Subject: Re: fdisk fun
To: None <port-i386@NetBSD.org>
From: Alan Barrett <apb@cequrux.com>
List: port-i386
Date: 01/23/2007 18:35:24
On Tue, 23 Jan 2007, Patrick Welche wrote:
> I am trying to replace a dying SCSI disk, but can't get the new one to boot
> because I can't create an MBR partition which starts at 0. Try as I might,
> fdisk insists on starting at 63. How can I teach it otherwise?

> Bootable old disk:
> 
> # fdisk -vvv sd0
> [...
> 3: NetBSD (sysid 169)
>     start 0, size 16 (0 MB, Cyls 0-0), Active
>         beg: cylinder    0, head   0, sector  1
>         end: cylinder    0, head   0, sector 16

This disk appears to have been installed with the file system starting
in sector 0, as you said.  In this case, the file system's PBR in
sector 0 doing double duty as an MBR as well.  THis is sometimes called
"dangerously dedicated" mode.  Early versions of NetBSD's installation
instructions used to give this as an option, but AFAIK modern versions
of sysinst don't allow it.  The bogus size = 16 sectors used to be hard
coded in the relevant bytes of the PBR, especially to support this
usage, but the current sys/arch/i386/stand/bootxx/pbr.S doesn't do that.

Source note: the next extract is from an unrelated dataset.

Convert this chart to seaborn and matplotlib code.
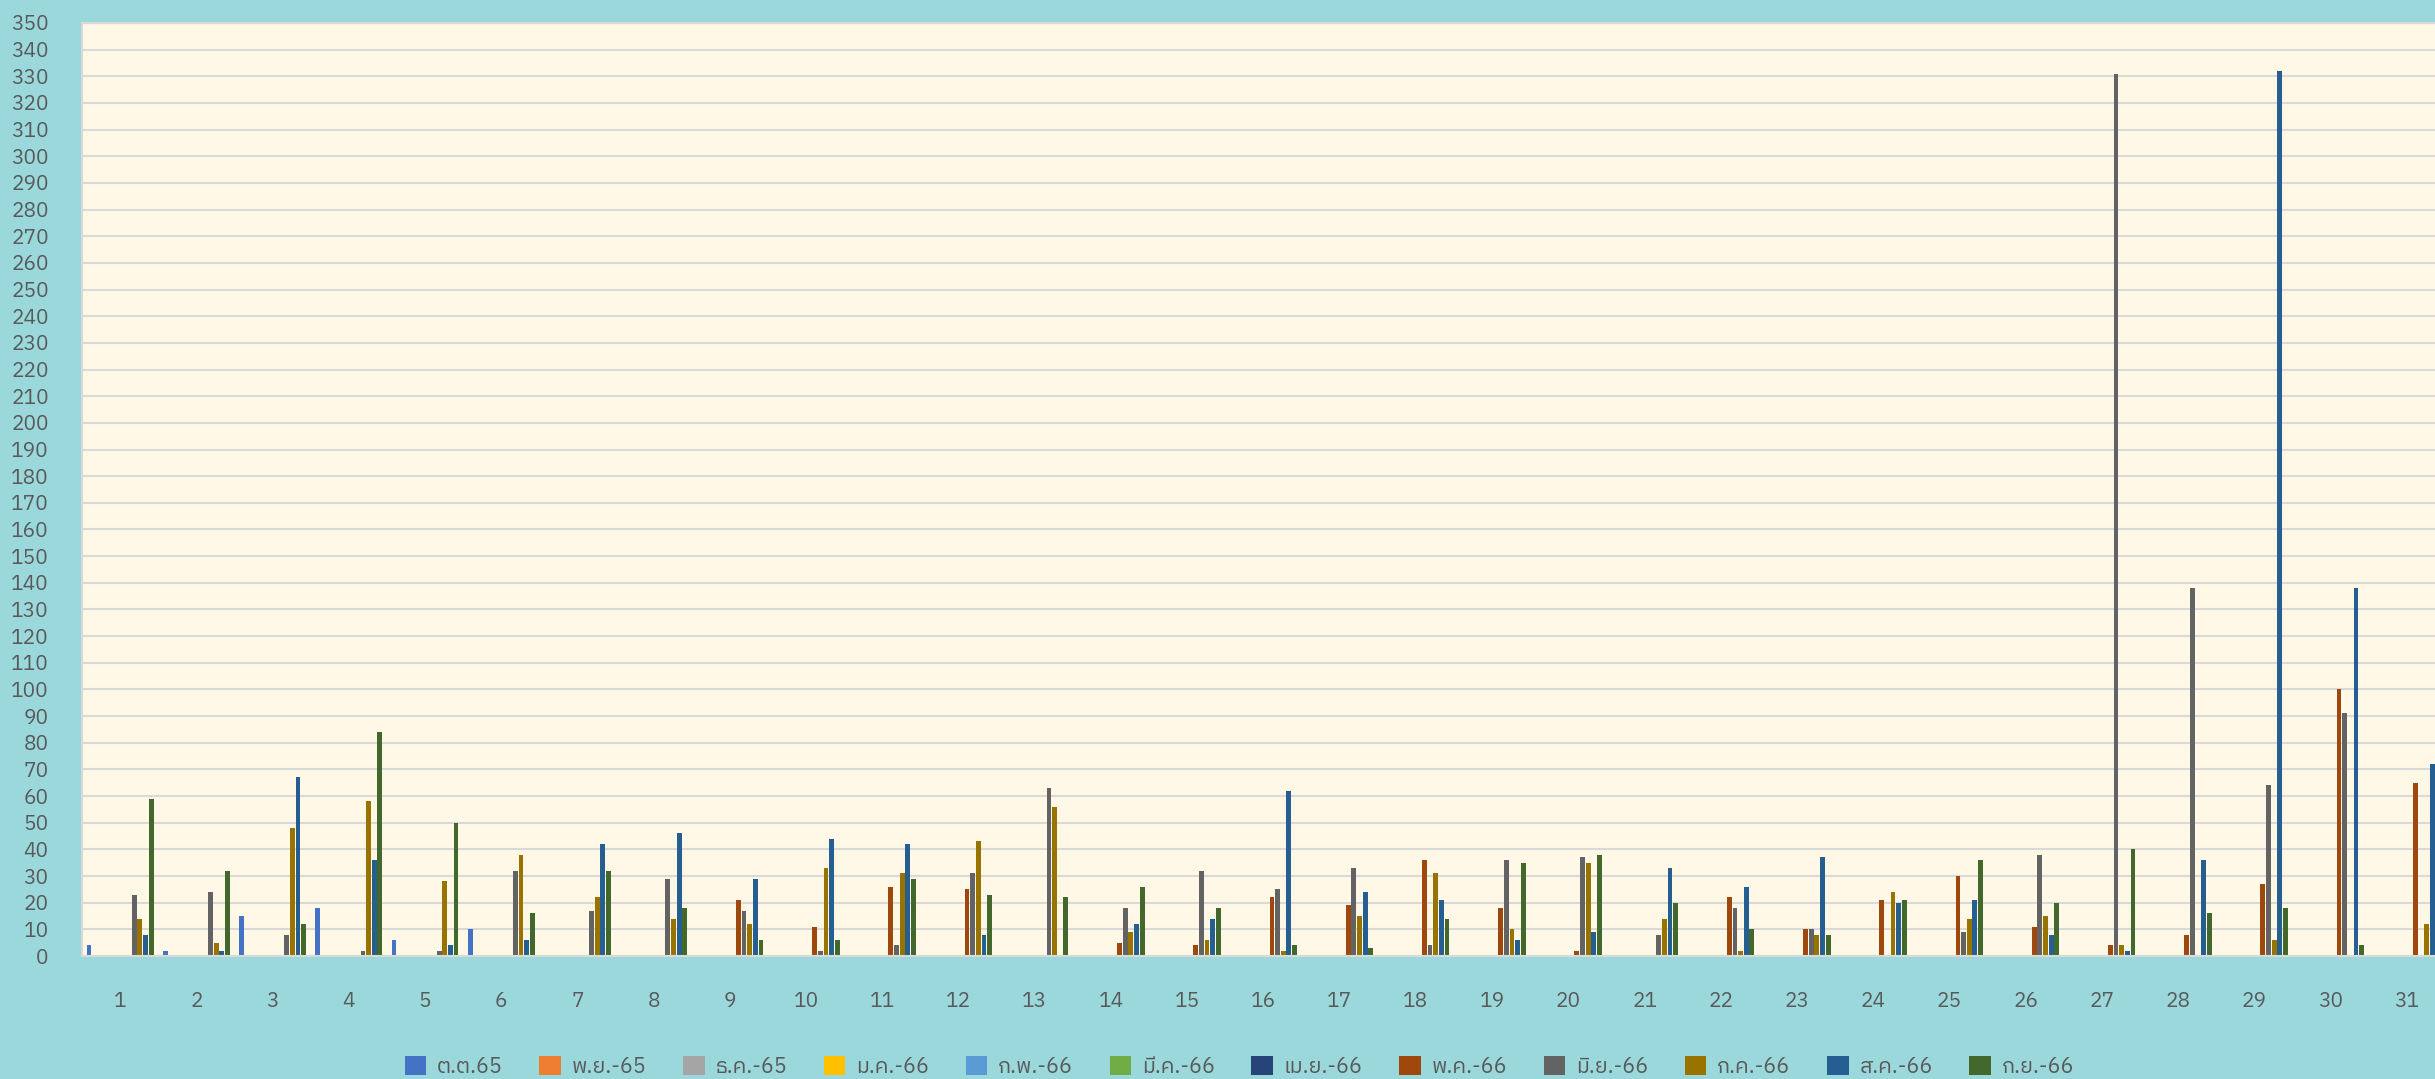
import pandas as pd
import numpy as np
import matplotlib
matplotlib.use('Agg')
import matplotlib.pyplot as plt
import seaborn as sns
from matplotlib import font_manager

# ข้อมูลรายวัน (วันที่ 1-31) แยกตามเดือน
days = [str(d) for d in range(1, 32)]
months = ['ต.ต.65', 'พ.ย.-65', 'ธ.ค.-65', 'ม.ค.-66', 'ก.พ.-66', 'มี.ค.-66',
          'เม.ย.-66', 'พ.ค.-66', 'มิ.ย.-66', 'ก.ค.-66', 'ส.ค.-66', 'ก.ย.-66']
colors = ['#4472C4', '#ED7D31', '#A5A5A5', '#FFC000', '#5B9BD5', '#70AD47',
          '#264478', '#9E480E', '#636363', '#997300', '#255E91', '#43682B']

oct65 = [4, 2, 15, 18, 6, 10] + [0] * 25
nov65 = [0] * 31
dec65 = [0] * 31
jan66 = [0] * 31
feb66 = [0] * 31
mar66 = [0] * 31
apr66 = [0] * 31
may66 = [0, 0, 0, 0, 0, 0, 0, 0, 21, 11, 26, 25, 0, 5, 4, 22,
         19, 36, 18, 2, 0, 22, 10, 21, 30, 11, 4, 8, 27, 100, 65]
jun66 = [23, 24, 8, 2, 2, 32, 17, 29, 17, 2, 4, 31, 63, 18, 32, 25,
         33, 4, 36, 37, 8, 18, 10, 0, 9, 38, 331, 138, 64, 91, 0]
jul66 = [14, 5, 48, 58, 28, 38, 22, 14, 12, 33, 31, 43, 56, 9, 6, 2,
         15, 31, 10, 35, 14, 2, 8, 24, 14, 15, 4, 0, 6, 0, 12]
aug66 = [8, 2, 67, 36, 4, 6, 42, 46, 29, 44, 42, 8, 0, 12, 14, 62,
         24, 21, 6, 9, 33, 26, 37, 20, 21, 8, 2, 36, 332, 138, 72]
sep66 = [59, 32, 12, 84, 50, 16, 32, 18, 6, 6, 29, 23, 22, 26, 18, 4,
         3, 14, 35, 38, 20, 10, 8, 21, 36, 20, 40, 16, 18, 4, 0]

series = [oct65, nov65, dec65, jan66, feb66, mar66, apr66,
          may66, jun66, jul66, aug66, sep66]
df = pd.DataFrame({m: v for m, v in zip(months, series)}, index=days)
df.index.name = 'day'
long = df.reset_index().melt(id_vars='day', var_name='month', value_name='value')

# ฟอนต์ภาษาไทย (ถ้ามี)
thai = sorted({f.name for f in font_manager.fontManager.ttflist if 'Thai' in f.name})
family = thai[:1] + ['DejaVu Sans']
plt.rcParams['font.family'] = family

text_color = '#595959'
fig = plt.figure(figsize=(24.35, 10.79), dpi=100, facecolor='#9AD8DB')
ax = fig.add_axes([82 / 2435, 123 / 1079, 1 - 82 / 2435, 933 / 1079])
ax.set_facecolor('#FFF8E6')

sns.barplot(data=long, x='day', y='value', hue='month', order=days,
            hue_order=months, palette=colors, saturation=1, width=0.89, gap=0.15,
            linewidth=0, errorbar=None, ax=ax)

ax.set_xlim(-0.5, 30.37)
ax.set_ylim(0, 350)
ax.set_yticks(range(0, 351, 10))
ax.yaxis.grid(True, color='#D9D9D9', linewidth=1.5)
ax.set_axisbelow(True)
ax.set_xlabel('')
ax.set_ylabel('')
ax.tick_params(length=0, labelsize=15, labelcolor=text_color)
ax.tick_params(axis='y', pad=24)
ax.tick_params(axis='x', pad=26)
for s in ['top', 'left', 'bottom']:
    ax.spines[s].set_color('#D9D9D9')
    ax.spines[s].set_linewidth(1.5)
ax.spines['right'].set_visible(False)

handles, labels = ax.get_legend_handles_labels()
ax.get_legend().remove()
fig.legend(handles, labels, loc='center', bbox_to_anchor=(0.509, 1 - 1067 / 1079),
           ncol=12, frameon=False, fontsize=15.5, handlelength=1.0, handleheight=1.0,
           columnspacing=1.7, handletextpad=0.5, labelcolor=text_color)

fig.savefig('out.png', dpi=100, facecolor=fig.get_facecolor())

Today's src/sbin/fdsk/fdisk.c insists that the first track is reserved
for the BIOS, but old versions did not have that restriction.

Some ideas:

If your new disk is large enough that you can afford to waste the 63
sectors, you could do that.  You will have less trouble in future
this way.

You could add a -f (force) flag to bypass fdisk's internal sanity
checks.

Copy sector 0 from the old disk to the new disk.

dd some zeros to the start of the disk.  This will make disklabel fake
up an "a" partition matching the entire disk.  newfs that.  Then use
installboot to make it bootable.  If your BIOS doesn't check the MBR's
partition table then you don't need to care about it, but if you do care
then use dd to write the appropriate bytes to the relevant subset of
sector 0 (you want a result in which the code comes from installboot but
the partition table is hand-crafted or copied from the old disk).